Rio ramps up security after deadly unrest

Rio ramps up security after deadly unrest

Rio de Janeiro (AFP) - Just 50 days before Brazil hosts the World Cup, authorities beefed up security in Rio de Janeiro after a violent clash between residents and police in a slum near the tourist haven of Copacabana beach.

Dozens of military police, including members of a feared special forces battalion, moved into the Pavao-Pavaozinho slum, which is also near the well-heeled Ipanema district, an AFP journalist reported.

The security operation comes after protests late Tuesday by residents over the death of a dancer who residents say was the victim of police brutality. A 27-year-old man was fatally shot in the head during the subsequent protests.

The deadly unrest was another blow to Rio's public image as Brazil prepares to host the month-long World Cup, which kicks off on June 12, and the summer Olympic Games in 2016.

Relative calm returned to the area on Wednesday, a public holiday in Rio, as firefighters and cleaners swept up broken glass and rubble from tire barricades that residents had set ablaze the night before.

- 'Violent scenes' -

Rio will host seven World Cup matches, including the final, but violence has recently flared in several of the city's slums, known as favelas, as the government struggles to crack down on organized crime.

Since 2008, city authorities have established dozens of Police Pacification Units (UPPs) in the favelas, including Pavao-Pavaozinho.

Many of them nevertheless remain under the sway of crime lords and violent drug gangs -- and those gangs are fighting back, attacking police as they defend their turf.

"We are a long way from reaching the ideal stage where the community feels protected by the police," said Ignacio Cano, researcher on urban violence at Rio University.

"We have to investigate these deaths but there needs to be better evaluation of the (pacification) project, above all the relationship between residents and police, which today depends on each commander of every UPP," Cano told AFP.

General Frederico Caldas, overall UPP coordinator, told AFP residents had instigated the unrest on Tuesday night.

It began "with violent demonstrations by residents, certainly encouraged by the socially excluded, and ended in violent scenes, ransacking, and the burning of cars and other objects," Caldas said.

Last month, President Dilma Rousseff sent in army support at Rio's request to back UPP units.

But police efforts have been hampered by allegations of a heavy-handed approach.

- Police view contradicted -

Those allegations hardened after Rio head of public security Jose Mariano Beltrame contradicted the initial police view of a fall being the cause of death.

"The report says the body was perforated by a bullet and the shot was fatal," Beltrame told a news conference, adding 10 policemen believed involved would be investigated.

Friends of the victim, identified as Douglas Rafael da Silva Pereira, who danced in shows for broadcaster Globo, said police had mistaken him for a drug dealer.

His body was found in a school early Tuesday, prompting an angry reaction from young people in the favela. They clashed with police, who responded with pepper spray and tear gas.

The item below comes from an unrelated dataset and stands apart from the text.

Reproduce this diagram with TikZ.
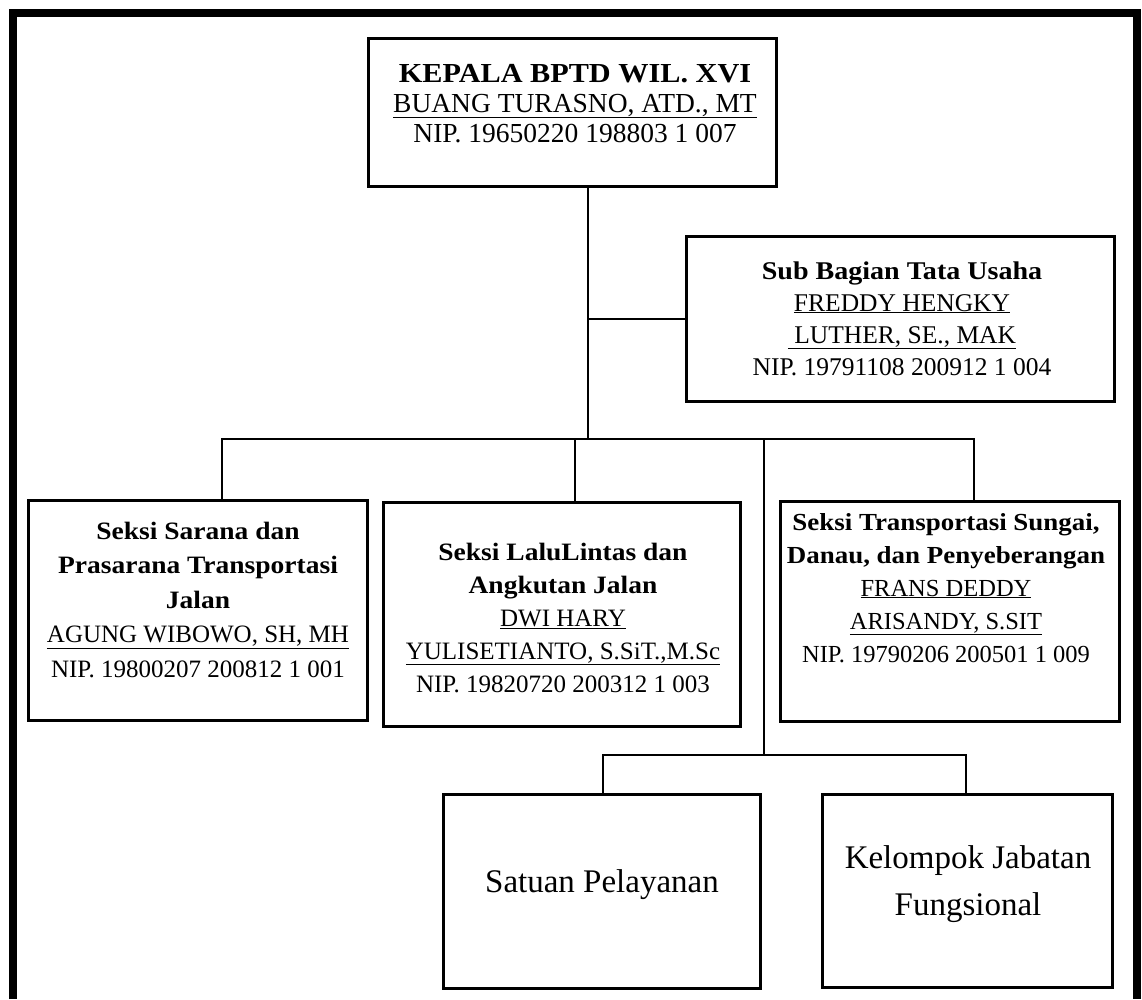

The dancer's mother, Maria de Fatima da Silva, accused police of "torturing" her son.

"There was a lot of blood, as if he had been dragged along the wall," she told Globo television.

An autopsy report published Wednesday by Globo's web news portal G1 showed the cause of death as "internal hemorrhaging caused by a perforating injury to the thorax."

Rio governor Luiz Fernando Pezao said via Twitter he would take "appropriate measures" once he had received conclusions into the dancer's death.

Residents said police fired on them during the protest.

"The police were firing real bullets and residents were protecting themselves as they could while throwing stones and bottles," one man, who gave his name as Fabio, told AFP.

He and several others indicated a 12-year-old boy was also killed by police during the protest, but authorities were unable to confirm the claim.

One resident complained police "treat us like dirt, insult us, hit us."